European experimental UAV

The Airbus MAVERIC (Model Aircraft for Validation and Experimentation of Robust Innovative Controls) is an experimental blended wing body (BWB) unmanned aerial vehicle. It was built as a demonstrator for a possible full-scale BWB airliner. Airbus claims that this design can reduce fuel consumption by up to 20%.

== Design and development ==
According to an Airbus press release, development of the MAVERIC began in 2017 as part of the AirbusUpNext research program. The primary purpose of the MAVERIC is to research controllability improvements for blended wing body aircraft. The MAVERIC is a radio-controlled aircraft and has a wingspan of 3.2 meters. Power is provided by two engines mounted over the rear of the aircraft, with each having a vertical stabilizer, creating a twin tail arrangement.

According to Airbus, a full-scale development of the MAVERIC would have fuel consumption reduced by 20% compared to single-aisle airliners.

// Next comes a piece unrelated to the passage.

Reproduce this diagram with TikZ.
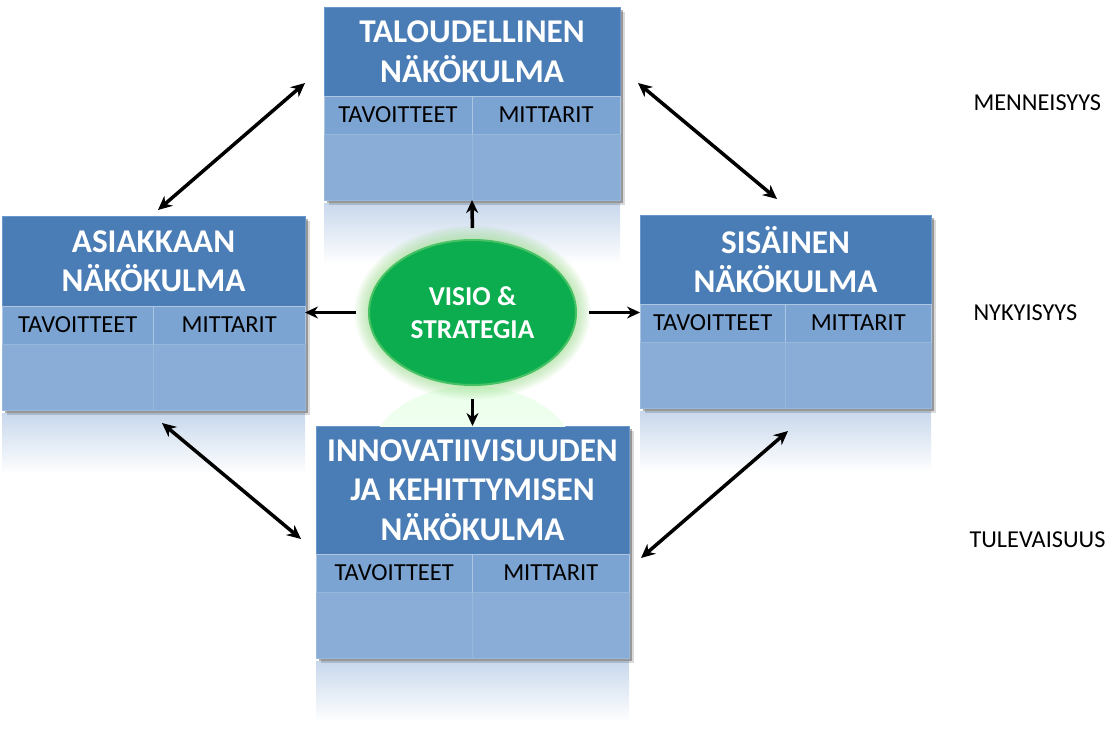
\documentclass[tikz,border=0pt]{standalone}
\usepackage{fontspec}
\setmainfont{Carlito}
\usetikzlibrary{arrows.meta,positioning,calc,shapes.geometric}
\definecolor{otsikko}{HTML}{4A7DB6}
\definecolor{solu}{HTML}{7CA4D2}
\definecolor{tyhja}{HTML}{8AADD7}
\definecolor{reuna}{HTML}{6A98CC}
\definecolor{heijastus}{HTML}{C8D8EC}
\definecolor{vihrea}{HTML}{0CAD4F}
\definecolor{hehku}{HTML}{8ED97C}

\tikzset{
  otsikkobox/.style={draw=reuna, line width=0.8pt, fill=otsikko, text=white,
    font=\bfseries\fontsize{33.2}{39.5}\selectfont, align=center,
    inner sep=0pt, outer sep=0pt, anchor=north west},
  solubox/.style={draw=reuna!55!white, line width=0.8pt, fill=solu,
    font=\fontsize{24.5}{28}\selectfont, inner sep=0pt, outer sep=0pt,
    minimum height=38, anchor=north west},
  tyhjabox/.style={draw=reuna!70!white, line width=0.8pt, fill=tyhja,
    inner sep=0pt, outer sep=0pt, minimum height=66, anchor=north west},
  aika/.style={font=\fontsize{24.3}{28}\selectfont, anchor=west},
  nuoli/.style={line width=3.5pt, -{Stealth[length=13pt,width=12pt]}},
  kaksinuoli/.style={line width=3.5pt,
    {Stealth[length=14pt,width=13pt]}-{Stealth[length=14pt,width=13pt]}}
}

\begin{document}
\begin{tikzpicture}[x=1pt,y=-1pt]
\useasboundingbox[fill=white] (0,0) rectangle (1107,728);

% ---------- the four perspectives
\foreach \nimi/\x/\y/\w/\h/\teksti in {
    talous/324/7/296/89/{TALOUDELLINEN\\NÄKÖKULMA},
    asiakas/2/216/303/90/{ASIAKKAAN\\NÄKÖKULMA},
    sisainen/640/215/291/89/{SISÄINEN\\NÄKÖKULMA},
    innovaatio/316/426/313/128/{INNOVATIIVISUUDEN\\JA KEHITTYMISEN\\NÄKÖKULMA}}{
  \begin{scope}[shift={(\x,\y)}]
    \shade[top color=heijastus, bottom color=white] (0,\h+107) rectangle (\w,\h+168);
    \fill[black, opacity=0.15] (5,5) rectangle (\w+5,\h+109);
    \fill[black, opacity=0.30] (2.5,2.5) rectangle (\w+2.5,\h+106.5);
    \node[otsikkobox, minimum width=\w, minimum height=\h] (\nimi) at (0,0) {\teksti};
    \node[solubox, minimum width=\w/2] (\nimi-tav) at (0,\h) {TAVOITTEET};
    \node[solubox, minimum width=\w/2] (\nimi-mit) at (\w/2,\h) {MITTARIT};
    \node[tyhjabox, minimum width=\w/2] (\nimi-a) at (0,\h+38) {};
    \node[tyhjabox, minimum width=\w/2] (\nimi-b) at (\w/2,\h+38) {};
  \end{scope}}

% ---------- vision and strategy in the middle
\coordinate (keskus) at (472.5,312.5);
\begin{scope}
  \clip (369,386) rectangle (576,426);
  \shade[top color=green!8!white, bottom color=white] (472.5,458) ellipse [x radius=103, y radius=72];
\end{scope}
\foreach \k in {1,...,9}
  \fill[hehku, opacity=0.07] (keskus) ellipse [x radius=103.5+1.6*\k, y radius=72.5+1.6*\k];
\node[ellipse, fill=vihrea, draw=hehku!45!vihrea, line width=2pt, inner sep=0pt,
      minimum width=207, minimum height=145, text=white, align=center,
      font=\bfseries\fontsize{27.3}{33}\selectfont] (visio) at (keskus) {VISIO \&\\STRATEGIA};

% ---------- arrows out of the middle
\draw[nuoli, shorten <=11pt] (visio.north) -- (talous-a.south east);
\draw[nuoli, shorten <=12pt] (visio.west) -- (visio.west -| asiakas-mit.east);
\draw[nuoli, shorten <=12pt] (visio.east) -- (visio.east -| sisainen-tav.west);
\draw[nuoli, shorten <=13pt] (visio.south) -- (innovaatio.north);

% ---------- arrows between the perspectives
\coordinate (as-yla) at (158,210);
\coordinate (ta-vasen) at (305,83);
\coordinate (ta-oikea) at (638,83);
\coordinate (si-yla) at (777,199);
\coordinate (as-ala) at (162,423);
\coordinate (in-vasen) at (301,539);
\coordinate (si-ala) at (788,431);
\coordinate (in-oikea) at (641,558);
\draw[kaksinuoli] (as-yla) -- (ta-vasen);
\draw[kaksinuoli] (ta-oikea) -- (si-yla);
\draw[kaksinuoli] (as-ala) -- (in-vasen);
\draw[kaksinuoli] (si-ala) -- (in-oikea);

% ---------- time axis
\node[aika] (menneisyys) at (970,103) {MENNEISYYS};
\node[aika] (nykyisyys) at (970,313) {NYKYISYYS};
\node[aika] (tulevaisuus) at (966,540) {TULEVAISUUS};
\end{tikzpicture}
\end{document}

The location of the engines above the fuselage would also reduce noise pollution.

== Operational history ==
The MAVERIC made its first flight in June 2019 at an undisclosed location in France. The public reveal of the aircraft took place on February 11, 2020, at the Singapore Airshow, where it was announced that the research program would continue until the second quarter of that year.

On September 21, 2020, Zero Emissions Day, Airbus revealed three concepts for the hydrogen-powered Airbus ZEROe; the largest of which was a blended wing aircraft based on the MAVERIC.